What you have to do –
Retype nothing but the lines from the start of the material up to and including the line with "time_index = list(range(0, 601))". Pictures don't belong in the copy.

========================================================================

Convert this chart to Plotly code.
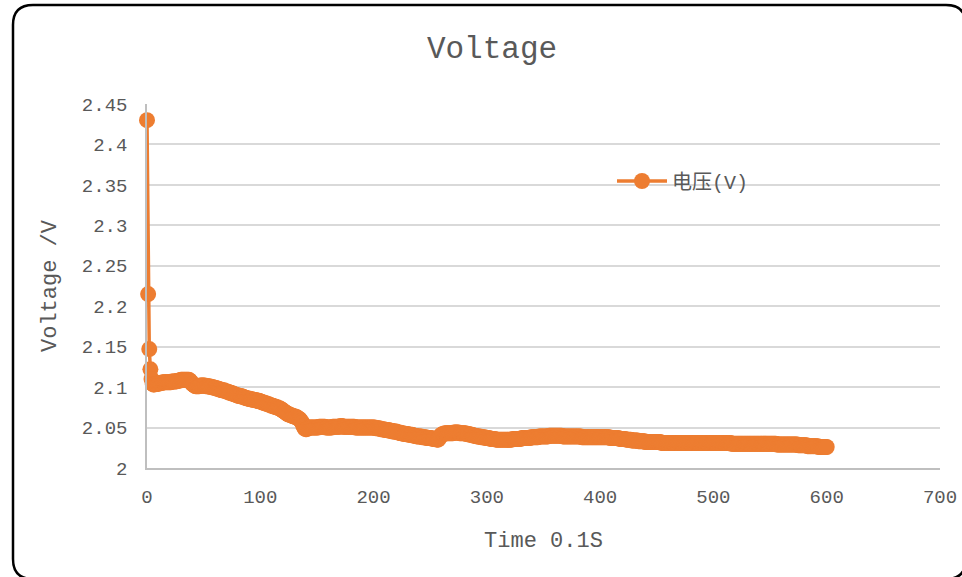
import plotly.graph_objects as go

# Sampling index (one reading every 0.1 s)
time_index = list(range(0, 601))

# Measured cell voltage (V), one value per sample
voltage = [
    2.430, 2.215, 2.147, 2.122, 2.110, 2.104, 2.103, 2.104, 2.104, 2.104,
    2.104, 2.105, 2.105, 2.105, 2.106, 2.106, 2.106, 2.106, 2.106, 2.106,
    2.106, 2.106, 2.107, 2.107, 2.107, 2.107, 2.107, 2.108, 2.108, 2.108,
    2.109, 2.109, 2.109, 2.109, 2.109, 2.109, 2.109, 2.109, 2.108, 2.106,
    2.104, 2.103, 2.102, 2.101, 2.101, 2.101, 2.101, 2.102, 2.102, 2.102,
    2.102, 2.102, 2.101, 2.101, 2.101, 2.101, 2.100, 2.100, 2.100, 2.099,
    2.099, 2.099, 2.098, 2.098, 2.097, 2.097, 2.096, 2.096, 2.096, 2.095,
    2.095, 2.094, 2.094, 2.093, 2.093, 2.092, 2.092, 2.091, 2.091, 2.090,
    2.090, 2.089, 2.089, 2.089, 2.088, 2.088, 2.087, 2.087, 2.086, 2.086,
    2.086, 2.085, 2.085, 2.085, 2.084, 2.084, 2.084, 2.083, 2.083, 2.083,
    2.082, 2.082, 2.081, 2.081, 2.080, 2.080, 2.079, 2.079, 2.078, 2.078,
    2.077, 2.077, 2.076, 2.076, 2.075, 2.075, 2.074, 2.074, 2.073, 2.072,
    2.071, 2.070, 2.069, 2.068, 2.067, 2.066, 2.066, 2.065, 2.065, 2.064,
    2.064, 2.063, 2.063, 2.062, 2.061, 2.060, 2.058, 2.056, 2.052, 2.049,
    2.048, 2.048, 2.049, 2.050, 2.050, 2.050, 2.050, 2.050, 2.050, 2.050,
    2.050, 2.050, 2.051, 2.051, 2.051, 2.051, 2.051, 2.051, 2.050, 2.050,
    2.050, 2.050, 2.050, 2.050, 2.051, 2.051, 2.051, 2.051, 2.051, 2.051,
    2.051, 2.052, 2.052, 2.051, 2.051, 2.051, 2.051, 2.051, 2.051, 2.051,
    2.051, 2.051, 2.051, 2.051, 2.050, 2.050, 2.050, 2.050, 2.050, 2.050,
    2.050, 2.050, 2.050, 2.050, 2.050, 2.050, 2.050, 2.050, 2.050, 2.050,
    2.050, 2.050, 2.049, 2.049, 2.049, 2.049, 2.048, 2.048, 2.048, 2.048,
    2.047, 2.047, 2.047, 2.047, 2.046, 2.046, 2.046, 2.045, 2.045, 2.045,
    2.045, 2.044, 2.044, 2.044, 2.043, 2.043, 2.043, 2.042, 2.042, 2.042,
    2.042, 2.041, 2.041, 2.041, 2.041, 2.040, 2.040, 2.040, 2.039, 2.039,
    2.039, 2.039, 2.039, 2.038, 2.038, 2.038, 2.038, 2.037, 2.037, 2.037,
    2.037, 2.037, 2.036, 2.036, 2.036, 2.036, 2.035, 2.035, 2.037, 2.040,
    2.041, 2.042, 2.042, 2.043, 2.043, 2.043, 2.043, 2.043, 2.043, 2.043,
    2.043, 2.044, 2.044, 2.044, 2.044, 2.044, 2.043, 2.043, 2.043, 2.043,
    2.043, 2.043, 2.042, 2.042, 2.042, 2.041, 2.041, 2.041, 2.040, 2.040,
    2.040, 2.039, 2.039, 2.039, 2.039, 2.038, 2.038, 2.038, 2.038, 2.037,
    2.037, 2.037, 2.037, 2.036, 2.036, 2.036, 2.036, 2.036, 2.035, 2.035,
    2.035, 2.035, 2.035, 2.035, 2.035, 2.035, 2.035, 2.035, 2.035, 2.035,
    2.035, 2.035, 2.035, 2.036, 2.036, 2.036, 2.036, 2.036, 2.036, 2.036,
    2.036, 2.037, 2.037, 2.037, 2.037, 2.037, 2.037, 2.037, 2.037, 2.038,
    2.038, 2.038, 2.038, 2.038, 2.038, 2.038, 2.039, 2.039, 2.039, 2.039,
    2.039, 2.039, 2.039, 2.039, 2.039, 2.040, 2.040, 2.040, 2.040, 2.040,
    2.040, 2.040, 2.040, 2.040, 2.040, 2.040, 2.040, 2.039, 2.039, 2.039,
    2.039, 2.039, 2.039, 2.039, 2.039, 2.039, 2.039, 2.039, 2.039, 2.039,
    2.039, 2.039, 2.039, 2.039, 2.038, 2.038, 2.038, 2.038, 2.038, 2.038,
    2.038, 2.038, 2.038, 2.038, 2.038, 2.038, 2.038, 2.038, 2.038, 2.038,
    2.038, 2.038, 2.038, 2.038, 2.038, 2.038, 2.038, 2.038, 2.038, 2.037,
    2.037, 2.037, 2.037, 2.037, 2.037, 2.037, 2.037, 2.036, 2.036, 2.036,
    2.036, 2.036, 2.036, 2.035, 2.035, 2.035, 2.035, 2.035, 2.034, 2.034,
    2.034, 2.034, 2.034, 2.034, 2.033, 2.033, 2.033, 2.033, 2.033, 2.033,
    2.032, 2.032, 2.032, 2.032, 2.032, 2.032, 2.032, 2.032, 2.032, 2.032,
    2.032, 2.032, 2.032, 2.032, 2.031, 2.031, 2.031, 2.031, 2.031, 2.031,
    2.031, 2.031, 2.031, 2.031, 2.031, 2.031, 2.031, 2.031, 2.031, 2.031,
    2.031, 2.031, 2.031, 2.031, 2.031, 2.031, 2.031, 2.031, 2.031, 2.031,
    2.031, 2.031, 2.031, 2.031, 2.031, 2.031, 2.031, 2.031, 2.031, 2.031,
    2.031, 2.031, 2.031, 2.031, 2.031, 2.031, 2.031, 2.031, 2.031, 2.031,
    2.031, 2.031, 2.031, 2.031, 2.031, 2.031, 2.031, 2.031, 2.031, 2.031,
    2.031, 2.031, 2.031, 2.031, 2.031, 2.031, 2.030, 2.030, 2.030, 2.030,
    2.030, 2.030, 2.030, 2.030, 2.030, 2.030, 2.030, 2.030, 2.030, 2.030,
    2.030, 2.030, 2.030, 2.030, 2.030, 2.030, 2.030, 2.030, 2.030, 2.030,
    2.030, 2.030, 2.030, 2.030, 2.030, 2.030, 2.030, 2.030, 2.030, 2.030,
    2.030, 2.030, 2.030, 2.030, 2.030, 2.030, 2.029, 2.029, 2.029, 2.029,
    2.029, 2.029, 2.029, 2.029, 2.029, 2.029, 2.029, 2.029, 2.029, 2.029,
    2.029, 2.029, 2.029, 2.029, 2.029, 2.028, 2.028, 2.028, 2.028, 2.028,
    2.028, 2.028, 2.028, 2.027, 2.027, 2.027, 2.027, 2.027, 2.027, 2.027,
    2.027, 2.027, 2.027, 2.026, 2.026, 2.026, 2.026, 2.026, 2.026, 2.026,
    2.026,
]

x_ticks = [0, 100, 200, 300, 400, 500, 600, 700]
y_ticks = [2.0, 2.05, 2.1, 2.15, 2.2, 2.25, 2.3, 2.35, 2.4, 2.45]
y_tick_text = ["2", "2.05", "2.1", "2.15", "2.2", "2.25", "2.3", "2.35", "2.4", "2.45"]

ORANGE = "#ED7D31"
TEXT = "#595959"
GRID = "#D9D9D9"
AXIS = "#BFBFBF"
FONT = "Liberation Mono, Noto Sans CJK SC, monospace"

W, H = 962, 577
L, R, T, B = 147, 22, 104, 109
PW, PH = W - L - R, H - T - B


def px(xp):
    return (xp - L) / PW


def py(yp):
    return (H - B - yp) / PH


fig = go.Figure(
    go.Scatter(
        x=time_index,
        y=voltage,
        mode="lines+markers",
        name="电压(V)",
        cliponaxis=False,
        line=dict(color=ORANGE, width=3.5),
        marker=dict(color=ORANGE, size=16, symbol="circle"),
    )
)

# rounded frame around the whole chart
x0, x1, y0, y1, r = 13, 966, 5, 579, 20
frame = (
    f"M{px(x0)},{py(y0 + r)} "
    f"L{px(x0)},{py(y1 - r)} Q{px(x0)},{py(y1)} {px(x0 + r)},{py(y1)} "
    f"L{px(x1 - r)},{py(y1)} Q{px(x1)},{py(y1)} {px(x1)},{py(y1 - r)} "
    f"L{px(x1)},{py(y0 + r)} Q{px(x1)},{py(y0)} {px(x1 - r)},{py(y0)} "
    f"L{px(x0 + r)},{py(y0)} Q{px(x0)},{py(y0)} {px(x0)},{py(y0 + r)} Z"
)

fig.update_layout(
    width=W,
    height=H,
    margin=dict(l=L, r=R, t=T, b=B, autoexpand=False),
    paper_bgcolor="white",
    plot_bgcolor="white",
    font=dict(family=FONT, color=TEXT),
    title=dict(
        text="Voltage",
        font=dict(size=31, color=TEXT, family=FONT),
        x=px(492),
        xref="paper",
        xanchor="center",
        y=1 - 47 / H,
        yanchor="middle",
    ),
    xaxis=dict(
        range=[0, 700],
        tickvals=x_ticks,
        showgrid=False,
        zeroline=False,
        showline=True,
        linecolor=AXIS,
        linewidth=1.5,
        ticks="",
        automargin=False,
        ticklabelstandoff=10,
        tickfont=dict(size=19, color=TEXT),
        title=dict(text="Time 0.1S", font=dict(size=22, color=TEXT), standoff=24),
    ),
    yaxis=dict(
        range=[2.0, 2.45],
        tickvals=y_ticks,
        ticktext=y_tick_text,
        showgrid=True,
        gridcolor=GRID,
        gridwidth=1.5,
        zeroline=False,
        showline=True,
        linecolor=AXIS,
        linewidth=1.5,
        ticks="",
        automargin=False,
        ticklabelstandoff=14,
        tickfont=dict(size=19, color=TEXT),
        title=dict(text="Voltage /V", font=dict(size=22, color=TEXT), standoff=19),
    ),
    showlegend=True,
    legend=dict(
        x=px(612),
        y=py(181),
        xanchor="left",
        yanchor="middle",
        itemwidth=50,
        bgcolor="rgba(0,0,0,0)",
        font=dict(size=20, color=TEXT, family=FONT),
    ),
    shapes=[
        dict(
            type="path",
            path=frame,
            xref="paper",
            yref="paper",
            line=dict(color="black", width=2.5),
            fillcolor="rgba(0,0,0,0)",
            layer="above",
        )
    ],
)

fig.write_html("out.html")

========================================================================

Solution below –
Convert this chart to Plotly code.
import plotly.graph_objects as go

# Sampling index (one reading every 0.1 s)
time_index = list(range(0, 601))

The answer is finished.